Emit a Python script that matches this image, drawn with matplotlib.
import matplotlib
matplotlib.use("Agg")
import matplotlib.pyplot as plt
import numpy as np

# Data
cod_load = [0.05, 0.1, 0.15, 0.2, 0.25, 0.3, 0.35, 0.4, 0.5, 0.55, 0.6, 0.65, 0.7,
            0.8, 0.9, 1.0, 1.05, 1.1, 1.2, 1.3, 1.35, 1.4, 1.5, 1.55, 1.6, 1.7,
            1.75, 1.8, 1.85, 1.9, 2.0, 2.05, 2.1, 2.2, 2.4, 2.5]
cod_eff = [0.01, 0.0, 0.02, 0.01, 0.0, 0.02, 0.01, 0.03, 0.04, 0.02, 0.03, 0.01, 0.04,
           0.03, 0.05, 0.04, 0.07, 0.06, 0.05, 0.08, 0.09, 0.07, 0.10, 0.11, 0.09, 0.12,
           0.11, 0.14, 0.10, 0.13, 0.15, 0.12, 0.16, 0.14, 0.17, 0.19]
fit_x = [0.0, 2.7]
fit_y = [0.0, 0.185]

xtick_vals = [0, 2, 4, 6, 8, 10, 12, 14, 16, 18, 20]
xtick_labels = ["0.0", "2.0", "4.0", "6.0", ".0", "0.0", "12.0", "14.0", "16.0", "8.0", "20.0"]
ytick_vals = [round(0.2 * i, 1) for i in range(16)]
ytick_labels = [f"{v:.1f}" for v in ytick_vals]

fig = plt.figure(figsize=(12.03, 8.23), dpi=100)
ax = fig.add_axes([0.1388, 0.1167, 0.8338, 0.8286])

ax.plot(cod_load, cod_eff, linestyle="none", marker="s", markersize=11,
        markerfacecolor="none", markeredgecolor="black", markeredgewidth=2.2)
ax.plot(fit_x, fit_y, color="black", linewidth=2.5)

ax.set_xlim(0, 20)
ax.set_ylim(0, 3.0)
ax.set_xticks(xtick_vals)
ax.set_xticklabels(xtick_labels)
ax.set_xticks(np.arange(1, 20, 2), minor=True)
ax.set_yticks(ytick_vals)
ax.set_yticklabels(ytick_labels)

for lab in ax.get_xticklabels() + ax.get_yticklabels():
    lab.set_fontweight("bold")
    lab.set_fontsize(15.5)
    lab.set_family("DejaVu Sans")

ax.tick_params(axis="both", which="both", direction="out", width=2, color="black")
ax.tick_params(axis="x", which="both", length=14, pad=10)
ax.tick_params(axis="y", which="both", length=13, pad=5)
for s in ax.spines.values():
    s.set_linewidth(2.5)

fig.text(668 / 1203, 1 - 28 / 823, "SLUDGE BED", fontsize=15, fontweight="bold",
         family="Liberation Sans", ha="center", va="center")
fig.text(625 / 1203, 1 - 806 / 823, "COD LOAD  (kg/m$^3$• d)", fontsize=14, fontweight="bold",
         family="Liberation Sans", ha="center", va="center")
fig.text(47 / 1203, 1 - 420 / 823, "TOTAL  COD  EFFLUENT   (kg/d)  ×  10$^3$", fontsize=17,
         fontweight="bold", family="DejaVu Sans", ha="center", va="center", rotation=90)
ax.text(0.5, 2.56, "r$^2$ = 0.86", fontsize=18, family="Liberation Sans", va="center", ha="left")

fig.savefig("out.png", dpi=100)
# # # #
**EXERCISE PROMPT**. Copy all data exactly, start to finish.

**RESULT BELOW**.
Emit a Python script that matches this image, drawn with matplotlib.
import matplotlib
matplotlib.use("Agg")
import matplotlib.pyplot as plt
import numpy as np

# Data
cod_load = [0.05, 0.1, 0.15, 0.2, 0.25, 0.3, 0.35, 0.4, 0.5, 0.55, 0.6, 0.65, 0.7,
            0.8, 0.9, 1.0, 1.05, 1.1, 1.2, 1.3, 1.35, 1.4, 1.5, 1.55, 1.6, 1.7,
            1.75, 1.8, 1.85, 1.9, 2.0, 2.05, 2.1, 2.2, 2.4, 2.5]
cod_eff = [0.01, 0.0, 0.02, 0.01, 0.0, 0.02, 0.01, 0.03, 0.04, 0.02, 0.03, 0.01, 0.04,
           0.03, 0.05, 0.04, 0.07, 0.06, 0.05, 0.08, 0.09, 0.07, 0.10, 0.11, 0.09, 0.12,
           0.11, 0.14, 0.10, 0.13, 0.15, 0.12, 0.16, 0.14, 0.17, 0.19]
fit_x = [0.0, 2.7]
fit_y = [0.0, 0.185]

xtick_vals = [0, 2, 4, 6, 8, 10, 12, 14, 16, 18, 20]
xtick_labels = ["0.0", "2.0", "4.0", "6.0", ".0", "0.0", "12.0", "14.0", "16.0", "8.0", "20.0"]
ytick_vals = [round(0.2 * i, 1) for i in range(16)]
ytick_labels = [f"{v:.1f}" for v in ytick_vals]

fig = plt.figure(figsize=(12.03, 8.23), dpi=100)
ax = fig.add_axes([0.1388, 0.1167, 0.8338, 0.8286])

ax.plot(cod_load, cod_eff, linestyle="none", marker="s", markersize=11,
        markerfacecolor="none", markeredgecolor="black", markeredgewidth=2.2)
ax.plot(fit_x, fit_y, color="black", linewidth=2.5)

ax.set_xlim(0, 20)
ax.set_ylim(0, 3.0)
ax.set_xticks(xtick_vals)
ax.set_xticklabels(xtick_labels)
ax.set_xticks(np.arange(1, 20, 2), minor=True)
ax.set_yticks(ytick_vals)
ax.set_yticklabels(ytick_labels)

for lab in ax.get_xticklabels() + ax.get_yticklabels():
    lab.set_fontweight("bold")
    lab.set_fontsize(15.5)
    lab.set_family("DejaVu Sans")

ax.tick_params(axis="both", which="both", direction="out", width=2, color="black")
ax.tick_params(axis="x", which="both", length=14, pad=10)
ax.tick_params(axis="y", which="both", length=13, pad=5)
for s in ax.spines.values():
    s.set_linewidth(2.5)

fig.text(668 / 1203, 1 - 28 / 823, "SLUDGE BED", fontsize=15, fontweight="bold",
         family="Liberation Sans", ha="center", va="center")
fig.text(625 / 1203, 1 - 806 / 823, "COD LOAD  (kg/m$^3$• d)", fontsize=14, fontweight="bold",
         family="Liberation Sans", ha="center", va="center")
fig.text(47 / 1203, 1 - 420 / 823, "TOTAL  COD  EFFLUENT   (kg/d)  ×  10$^3$", fontsize=17,
         fontweight="bold", family="DejaVu Sans", ha="center", va="center", rotation=90)
ax.text(0.5, 2.56, "r$^2$ = 0.86", fontsize=18, family="Liberation Sans", va="center", ha="left")

fig.savefig("out.png", dpi=100)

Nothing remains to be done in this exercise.